Problem to work on: Scan the entries below and report only how many lines contain "code".

Task input:

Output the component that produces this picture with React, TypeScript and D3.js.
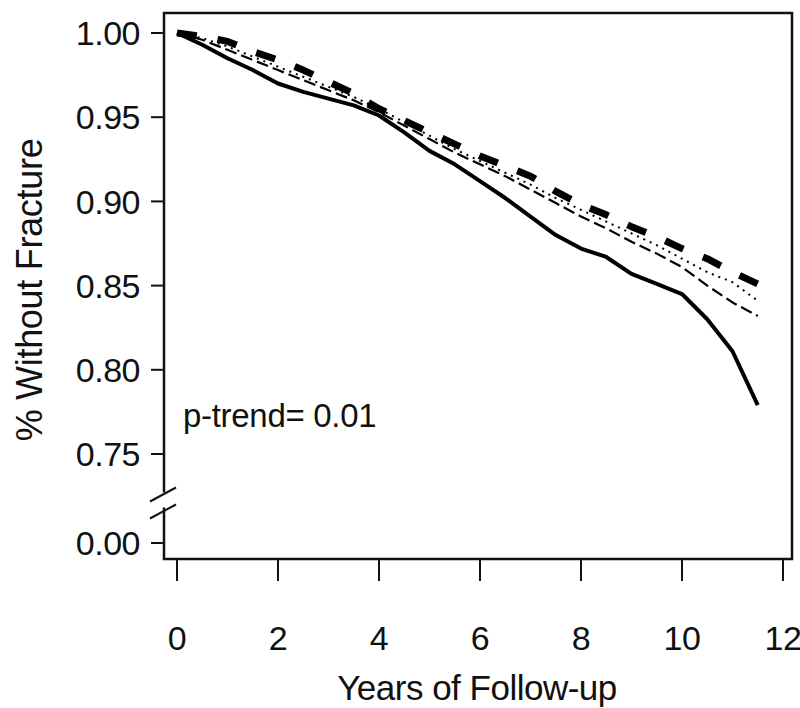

==

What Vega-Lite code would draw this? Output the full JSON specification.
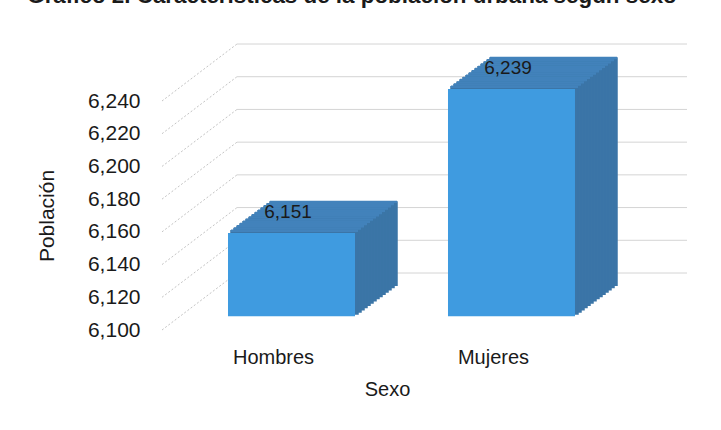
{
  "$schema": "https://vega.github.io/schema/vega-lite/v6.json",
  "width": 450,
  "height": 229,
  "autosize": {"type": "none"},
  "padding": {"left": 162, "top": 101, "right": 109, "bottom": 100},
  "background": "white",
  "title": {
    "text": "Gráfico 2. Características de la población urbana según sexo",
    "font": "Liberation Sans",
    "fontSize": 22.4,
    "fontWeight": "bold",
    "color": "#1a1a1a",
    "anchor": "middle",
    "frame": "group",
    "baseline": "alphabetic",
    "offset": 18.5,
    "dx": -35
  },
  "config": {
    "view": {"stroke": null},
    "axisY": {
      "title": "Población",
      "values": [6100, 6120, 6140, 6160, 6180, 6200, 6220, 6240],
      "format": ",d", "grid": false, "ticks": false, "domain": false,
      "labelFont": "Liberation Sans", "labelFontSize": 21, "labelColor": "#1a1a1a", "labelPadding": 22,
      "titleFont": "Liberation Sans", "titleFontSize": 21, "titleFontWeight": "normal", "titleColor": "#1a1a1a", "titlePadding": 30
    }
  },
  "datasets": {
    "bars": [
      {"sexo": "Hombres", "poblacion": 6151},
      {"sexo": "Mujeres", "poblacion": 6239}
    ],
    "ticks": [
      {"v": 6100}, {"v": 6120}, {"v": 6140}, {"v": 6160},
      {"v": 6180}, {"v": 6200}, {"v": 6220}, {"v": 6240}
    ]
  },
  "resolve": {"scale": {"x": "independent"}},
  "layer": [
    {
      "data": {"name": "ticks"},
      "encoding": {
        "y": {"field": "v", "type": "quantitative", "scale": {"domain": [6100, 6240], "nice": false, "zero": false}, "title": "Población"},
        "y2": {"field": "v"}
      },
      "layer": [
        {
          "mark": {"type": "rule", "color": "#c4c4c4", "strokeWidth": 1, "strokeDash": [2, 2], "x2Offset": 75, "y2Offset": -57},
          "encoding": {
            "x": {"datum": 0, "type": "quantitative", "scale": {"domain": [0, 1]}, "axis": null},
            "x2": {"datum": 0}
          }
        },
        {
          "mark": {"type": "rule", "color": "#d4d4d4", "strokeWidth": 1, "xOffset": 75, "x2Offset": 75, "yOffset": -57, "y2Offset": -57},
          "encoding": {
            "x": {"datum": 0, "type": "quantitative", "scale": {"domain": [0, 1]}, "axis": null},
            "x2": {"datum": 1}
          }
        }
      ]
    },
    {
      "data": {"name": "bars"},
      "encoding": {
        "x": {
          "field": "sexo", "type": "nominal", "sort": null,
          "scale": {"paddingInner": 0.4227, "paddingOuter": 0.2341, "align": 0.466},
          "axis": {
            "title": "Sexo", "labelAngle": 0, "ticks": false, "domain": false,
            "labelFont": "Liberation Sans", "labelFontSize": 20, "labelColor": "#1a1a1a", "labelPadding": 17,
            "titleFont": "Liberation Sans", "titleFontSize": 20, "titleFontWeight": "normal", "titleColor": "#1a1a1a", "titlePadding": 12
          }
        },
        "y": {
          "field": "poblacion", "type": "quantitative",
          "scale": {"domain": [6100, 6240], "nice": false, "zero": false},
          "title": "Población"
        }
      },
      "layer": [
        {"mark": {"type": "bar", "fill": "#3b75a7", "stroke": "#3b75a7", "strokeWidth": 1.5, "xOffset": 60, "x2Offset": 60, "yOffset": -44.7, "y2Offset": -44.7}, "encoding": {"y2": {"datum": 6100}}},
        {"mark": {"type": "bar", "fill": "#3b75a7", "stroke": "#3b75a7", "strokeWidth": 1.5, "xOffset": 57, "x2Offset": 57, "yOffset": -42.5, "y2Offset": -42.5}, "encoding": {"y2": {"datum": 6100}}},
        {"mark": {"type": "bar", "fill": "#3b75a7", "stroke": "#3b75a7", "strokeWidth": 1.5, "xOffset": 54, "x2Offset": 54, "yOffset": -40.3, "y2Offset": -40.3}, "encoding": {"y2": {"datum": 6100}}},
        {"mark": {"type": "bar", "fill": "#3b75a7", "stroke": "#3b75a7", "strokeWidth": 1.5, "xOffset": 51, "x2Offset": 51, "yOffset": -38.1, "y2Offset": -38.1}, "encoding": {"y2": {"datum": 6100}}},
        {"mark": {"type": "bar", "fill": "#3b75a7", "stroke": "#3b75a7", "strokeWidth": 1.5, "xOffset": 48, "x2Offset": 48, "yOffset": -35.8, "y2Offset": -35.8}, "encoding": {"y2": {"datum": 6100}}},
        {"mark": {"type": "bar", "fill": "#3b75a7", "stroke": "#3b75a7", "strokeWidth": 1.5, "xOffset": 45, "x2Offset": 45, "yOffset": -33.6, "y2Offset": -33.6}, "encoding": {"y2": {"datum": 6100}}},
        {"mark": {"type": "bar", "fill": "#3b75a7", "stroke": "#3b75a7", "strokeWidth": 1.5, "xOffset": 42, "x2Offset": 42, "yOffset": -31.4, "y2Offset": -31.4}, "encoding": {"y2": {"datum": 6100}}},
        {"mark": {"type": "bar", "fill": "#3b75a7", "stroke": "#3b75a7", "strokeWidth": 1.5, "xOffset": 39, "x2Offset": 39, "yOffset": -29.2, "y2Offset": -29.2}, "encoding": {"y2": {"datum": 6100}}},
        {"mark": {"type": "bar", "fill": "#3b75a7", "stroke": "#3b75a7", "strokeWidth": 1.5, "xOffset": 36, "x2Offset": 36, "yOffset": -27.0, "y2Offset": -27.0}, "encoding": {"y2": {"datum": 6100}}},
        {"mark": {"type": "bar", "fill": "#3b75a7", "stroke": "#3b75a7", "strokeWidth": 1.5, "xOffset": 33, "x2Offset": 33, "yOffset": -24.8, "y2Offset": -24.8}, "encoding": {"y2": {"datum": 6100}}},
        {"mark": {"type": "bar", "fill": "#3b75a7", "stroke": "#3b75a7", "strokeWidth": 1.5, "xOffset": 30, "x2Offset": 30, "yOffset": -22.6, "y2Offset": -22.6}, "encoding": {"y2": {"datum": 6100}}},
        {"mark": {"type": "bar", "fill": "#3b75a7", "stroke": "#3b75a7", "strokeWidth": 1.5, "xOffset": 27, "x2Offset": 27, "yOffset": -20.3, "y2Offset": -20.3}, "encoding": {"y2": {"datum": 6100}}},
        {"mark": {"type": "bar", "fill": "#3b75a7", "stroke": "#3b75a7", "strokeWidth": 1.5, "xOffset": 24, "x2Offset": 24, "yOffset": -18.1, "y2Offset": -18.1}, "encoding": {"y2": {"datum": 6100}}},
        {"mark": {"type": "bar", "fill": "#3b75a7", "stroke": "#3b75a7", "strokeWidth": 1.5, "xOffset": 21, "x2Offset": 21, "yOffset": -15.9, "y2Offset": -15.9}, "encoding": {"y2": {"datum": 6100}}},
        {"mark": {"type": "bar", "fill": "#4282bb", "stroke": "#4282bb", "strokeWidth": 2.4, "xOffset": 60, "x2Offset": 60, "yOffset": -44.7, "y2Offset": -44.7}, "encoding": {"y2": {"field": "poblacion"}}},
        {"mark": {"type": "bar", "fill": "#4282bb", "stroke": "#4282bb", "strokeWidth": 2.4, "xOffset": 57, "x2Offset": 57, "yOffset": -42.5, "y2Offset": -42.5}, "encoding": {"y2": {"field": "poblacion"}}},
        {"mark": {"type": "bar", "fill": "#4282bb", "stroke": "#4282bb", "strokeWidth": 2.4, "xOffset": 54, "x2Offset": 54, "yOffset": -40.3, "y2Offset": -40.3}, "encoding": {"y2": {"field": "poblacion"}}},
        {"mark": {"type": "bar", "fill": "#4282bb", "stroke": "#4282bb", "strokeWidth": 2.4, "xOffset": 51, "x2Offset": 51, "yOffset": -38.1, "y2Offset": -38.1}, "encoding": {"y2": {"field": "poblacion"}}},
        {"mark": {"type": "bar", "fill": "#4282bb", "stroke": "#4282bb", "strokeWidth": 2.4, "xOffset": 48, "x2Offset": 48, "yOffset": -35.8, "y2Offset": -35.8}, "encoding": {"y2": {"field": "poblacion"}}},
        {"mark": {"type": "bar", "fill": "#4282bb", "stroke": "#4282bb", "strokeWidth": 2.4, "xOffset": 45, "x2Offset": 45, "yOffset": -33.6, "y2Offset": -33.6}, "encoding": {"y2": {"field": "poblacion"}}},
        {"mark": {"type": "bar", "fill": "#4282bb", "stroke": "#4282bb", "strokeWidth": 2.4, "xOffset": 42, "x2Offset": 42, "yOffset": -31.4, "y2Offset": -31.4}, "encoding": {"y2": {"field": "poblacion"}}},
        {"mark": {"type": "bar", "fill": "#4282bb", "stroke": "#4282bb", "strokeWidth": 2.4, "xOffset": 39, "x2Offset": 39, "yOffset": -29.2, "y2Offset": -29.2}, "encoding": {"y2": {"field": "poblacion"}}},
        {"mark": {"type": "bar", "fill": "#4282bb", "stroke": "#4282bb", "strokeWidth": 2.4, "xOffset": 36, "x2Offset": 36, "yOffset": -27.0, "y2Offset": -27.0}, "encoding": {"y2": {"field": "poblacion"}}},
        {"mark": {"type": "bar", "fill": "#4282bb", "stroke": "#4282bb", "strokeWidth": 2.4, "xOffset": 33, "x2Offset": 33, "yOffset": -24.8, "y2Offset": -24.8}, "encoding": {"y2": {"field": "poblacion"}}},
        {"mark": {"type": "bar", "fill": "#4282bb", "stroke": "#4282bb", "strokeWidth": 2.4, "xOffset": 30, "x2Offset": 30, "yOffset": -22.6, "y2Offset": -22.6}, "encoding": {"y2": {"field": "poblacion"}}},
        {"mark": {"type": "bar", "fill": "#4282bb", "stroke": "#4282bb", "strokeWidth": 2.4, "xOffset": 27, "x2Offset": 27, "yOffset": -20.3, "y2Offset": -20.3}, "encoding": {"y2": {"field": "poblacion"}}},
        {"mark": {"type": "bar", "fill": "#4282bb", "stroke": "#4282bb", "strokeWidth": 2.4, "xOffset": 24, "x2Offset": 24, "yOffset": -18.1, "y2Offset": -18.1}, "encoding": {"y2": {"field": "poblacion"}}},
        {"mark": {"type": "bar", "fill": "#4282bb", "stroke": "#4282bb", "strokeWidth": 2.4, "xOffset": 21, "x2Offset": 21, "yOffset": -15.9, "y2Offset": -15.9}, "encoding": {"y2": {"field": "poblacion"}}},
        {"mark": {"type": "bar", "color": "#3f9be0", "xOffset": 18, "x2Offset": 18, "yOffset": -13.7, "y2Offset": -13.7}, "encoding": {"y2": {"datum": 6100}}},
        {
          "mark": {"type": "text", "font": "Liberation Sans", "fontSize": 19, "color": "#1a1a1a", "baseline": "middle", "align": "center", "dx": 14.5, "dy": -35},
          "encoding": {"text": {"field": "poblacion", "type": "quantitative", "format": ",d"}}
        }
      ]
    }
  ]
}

--

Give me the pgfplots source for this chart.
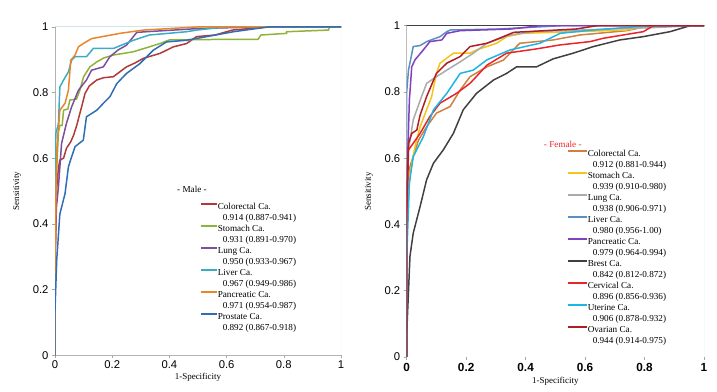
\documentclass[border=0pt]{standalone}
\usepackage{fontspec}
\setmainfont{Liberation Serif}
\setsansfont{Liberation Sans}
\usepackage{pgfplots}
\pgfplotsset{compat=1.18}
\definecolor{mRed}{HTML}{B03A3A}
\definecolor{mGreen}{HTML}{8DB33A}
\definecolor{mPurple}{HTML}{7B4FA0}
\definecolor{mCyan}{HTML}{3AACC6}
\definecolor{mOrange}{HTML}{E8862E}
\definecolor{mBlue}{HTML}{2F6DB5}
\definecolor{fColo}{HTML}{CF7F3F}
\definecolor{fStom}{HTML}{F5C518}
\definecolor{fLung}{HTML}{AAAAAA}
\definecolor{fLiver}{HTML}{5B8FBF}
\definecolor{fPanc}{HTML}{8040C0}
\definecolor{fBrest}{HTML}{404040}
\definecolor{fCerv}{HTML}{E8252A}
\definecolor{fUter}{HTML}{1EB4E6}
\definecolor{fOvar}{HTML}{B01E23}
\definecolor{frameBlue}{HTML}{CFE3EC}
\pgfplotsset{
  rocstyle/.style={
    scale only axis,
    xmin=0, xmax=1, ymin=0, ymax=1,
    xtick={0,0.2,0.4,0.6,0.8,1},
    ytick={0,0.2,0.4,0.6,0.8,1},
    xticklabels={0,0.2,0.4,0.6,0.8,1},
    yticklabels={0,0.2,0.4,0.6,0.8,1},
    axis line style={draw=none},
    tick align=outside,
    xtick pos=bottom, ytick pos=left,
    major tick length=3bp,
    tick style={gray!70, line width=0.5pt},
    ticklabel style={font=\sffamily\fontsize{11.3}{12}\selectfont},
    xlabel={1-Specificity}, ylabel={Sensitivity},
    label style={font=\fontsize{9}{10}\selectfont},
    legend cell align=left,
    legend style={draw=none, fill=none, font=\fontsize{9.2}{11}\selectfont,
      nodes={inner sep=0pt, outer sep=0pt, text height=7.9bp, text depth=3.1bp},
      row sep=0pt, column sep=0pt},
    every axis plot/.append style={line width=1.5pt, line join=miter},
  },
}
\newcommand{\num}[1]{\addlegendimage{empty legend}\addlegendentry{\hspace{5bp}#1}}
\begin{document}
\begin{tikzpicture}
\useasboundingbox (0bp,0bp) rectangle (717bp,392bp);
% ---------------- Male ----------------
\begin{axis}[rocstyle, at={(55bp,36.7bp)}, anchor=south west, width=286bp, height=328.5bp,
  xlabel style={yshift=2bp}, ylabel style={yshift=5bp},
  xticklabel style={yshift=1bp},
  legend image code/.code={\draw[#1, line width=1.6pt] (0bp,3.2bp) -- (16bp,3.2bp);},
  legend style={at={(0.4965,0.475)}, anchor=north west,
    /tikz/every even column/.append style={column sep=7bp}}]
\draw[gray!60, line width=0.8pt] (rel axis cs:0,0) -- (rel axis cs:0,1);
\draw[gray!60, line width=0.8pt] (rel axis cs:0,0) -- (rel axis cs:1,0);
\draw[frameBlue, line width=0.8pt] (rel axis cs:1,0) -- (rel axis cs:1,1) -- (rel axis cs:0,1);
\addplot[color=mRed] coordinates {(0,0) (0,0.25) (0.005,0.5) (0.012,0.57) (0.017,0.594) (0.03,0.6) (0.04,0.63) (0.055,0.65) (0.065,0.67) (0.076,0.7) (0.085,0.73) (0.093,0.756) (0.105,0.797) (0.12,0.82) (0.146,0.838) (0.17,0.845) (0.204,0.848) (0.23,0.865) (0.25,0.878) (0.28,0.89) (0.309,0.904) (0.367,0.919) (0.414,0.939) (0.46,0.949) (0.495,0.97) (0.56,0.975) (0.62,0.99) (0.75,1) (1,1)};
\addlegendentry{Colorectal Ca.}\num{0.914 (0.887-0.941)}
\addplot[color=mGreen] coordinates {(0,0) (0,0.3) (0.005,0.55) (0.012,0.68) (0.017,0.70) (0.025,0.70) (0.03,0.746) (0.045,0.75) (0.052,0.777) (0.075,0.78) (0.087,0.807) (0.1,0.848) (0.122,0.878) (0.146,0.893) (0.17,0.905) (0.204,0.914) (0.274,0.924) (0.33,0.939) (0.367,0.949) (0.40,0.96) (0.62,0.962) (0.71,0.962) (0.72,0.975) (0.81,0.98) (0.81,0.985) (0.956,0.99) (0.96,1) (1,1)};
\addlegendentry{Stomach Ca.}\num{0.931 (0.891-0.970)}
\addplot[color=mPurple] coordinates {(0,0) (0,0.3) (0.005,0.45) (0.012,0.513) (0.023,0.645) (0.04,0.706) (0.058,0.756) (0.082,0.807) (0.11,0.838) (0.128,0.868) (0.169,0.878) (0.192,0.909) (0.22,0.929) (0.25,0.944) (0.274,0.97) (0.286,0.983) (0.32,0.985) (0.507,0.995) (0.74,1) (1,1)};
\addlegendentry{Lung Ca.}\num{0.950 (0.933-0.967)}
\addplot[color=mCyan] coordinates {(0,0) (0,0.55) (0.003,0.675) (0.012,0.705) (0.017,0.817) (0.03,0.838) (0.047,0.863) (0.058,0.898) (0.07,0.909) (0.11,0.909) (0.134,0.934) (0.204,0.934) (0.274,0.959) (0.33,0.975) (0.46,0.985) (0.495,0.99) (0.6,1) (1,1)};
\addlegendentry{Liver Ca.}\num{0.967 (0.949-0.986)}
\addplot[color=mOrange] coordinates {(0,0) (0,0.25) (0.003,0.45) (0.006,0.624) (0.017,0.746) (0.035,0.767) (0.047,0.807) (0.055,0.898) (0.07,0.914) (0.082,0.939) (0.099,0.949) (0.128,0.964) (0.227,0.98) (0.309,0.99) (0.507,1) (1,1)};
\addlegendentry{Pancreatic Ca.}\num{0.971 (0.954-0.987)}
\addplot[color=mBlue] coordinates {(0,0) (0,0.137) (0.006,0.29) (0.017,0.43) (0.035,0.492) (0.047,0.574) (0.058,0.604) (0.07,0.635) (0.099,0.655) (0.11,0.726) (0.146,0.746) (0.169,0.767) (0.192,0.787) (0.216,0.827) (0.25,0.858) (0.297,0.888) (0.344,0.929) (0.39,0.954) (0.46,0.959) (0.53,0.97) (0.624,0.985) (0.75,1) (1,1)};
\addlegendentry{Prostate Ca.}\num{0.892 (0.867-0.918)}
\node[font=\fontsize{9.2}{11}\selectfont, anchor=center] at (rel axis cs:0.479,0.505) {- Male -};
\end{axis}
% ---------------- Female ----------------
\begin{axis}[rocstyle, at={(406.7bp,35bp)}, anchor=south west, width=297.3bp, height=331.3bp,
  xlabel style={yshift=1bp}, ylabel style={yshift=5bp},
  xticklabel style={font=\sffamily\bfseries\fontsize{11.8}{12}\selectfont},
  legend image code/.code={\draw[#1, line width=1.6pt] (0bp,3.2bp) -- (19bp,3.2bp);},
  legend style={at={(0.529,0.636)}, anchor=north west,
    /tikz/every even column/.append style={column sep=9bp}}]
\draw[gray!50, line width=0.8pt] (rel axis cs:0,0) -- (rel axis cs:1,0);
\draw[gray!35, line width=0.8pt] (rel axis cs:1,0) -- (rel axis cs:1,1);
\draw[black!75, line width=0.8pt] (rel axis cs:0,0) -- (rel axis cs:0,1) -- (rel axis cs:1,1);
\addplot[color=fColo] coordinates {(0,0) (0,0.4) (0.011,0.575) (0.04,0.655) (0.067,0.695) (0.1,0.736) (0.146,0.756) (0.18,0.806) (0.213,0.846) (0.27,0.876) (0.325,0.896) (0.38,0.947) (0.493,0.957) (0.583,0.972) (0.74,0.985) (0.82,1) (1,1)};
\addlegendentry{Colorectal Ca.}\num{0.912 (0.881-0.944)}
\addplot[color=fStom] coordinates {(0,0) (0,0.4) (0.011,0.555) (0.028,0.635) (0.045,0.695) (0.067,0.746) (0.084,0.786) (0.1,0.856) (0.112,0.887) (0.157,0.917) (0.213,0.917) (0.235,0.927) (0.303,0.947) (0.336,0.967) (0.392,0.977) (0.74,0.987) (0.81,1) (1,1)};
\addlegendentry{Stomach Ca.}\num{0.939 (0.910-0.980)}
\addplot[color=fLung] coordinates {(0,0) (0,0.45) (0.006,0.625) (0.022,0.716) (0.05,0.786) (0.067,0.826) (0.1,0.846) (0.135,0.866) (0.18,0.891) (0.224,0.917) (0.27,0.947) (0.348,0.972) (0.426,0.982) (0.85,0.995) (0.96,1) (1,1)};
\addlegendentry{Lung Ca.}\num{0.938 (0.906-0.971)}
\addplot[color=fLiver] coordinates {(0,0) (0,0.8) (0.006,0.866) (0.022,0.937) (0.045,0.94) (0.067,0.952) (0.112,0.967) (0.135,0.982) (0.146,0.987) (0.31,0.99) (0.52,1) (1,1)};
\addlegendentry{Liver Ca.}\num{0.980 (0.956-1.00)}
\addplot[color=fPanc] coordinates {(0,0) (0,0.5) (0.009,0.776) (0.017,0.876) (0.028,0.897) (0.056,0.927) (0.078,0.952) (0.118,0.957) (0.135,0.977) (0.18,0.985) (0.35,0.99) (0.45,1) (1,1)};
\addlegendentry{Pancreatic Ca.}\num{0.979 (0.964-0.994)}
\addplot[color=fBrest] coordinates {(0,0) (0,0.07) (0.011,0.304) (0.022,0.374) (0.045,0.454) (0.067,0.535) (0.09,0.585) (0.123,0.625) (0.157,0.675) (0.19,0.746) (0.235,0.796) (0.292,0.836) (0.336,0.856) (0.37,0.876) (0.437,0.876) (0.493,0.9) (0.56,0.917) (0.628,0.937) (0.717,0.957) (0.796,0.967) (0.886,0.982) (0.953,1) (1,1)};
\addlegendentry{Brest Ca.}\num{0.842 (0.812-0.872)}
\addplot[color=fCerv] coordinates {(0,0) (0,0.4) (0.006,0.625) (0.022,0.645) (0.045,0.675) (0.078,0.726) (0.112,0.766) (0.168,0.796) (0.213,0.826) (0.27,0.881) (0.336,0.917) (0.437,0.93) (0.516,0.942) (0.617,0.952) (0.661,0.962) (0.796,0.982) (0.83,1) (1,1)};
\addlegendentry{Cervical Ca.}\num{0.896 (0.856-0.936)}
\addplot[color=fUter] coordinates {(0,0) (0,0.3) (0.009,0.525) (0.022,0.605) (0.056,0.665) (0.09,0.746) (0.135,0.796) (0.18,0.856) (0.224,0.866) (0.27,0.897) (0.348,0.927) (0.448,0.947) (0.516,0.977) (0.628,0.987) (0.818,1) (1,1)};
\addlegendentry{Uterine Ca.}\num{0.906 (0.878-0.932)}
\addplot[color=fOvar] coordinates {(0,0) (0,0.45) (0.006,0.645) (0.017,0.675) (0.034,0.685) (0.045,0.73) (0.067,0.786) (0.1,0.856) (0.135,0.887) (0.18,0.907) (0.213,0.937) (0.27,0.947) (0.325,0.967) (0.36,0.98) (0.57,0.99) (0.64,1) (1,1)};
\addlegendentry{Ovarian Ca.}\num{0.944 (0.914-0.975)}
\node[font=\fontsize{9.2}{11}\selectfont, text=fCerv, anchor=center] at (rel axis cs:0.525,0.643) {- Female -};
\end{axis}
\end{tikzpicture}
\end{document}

Result of the task: 3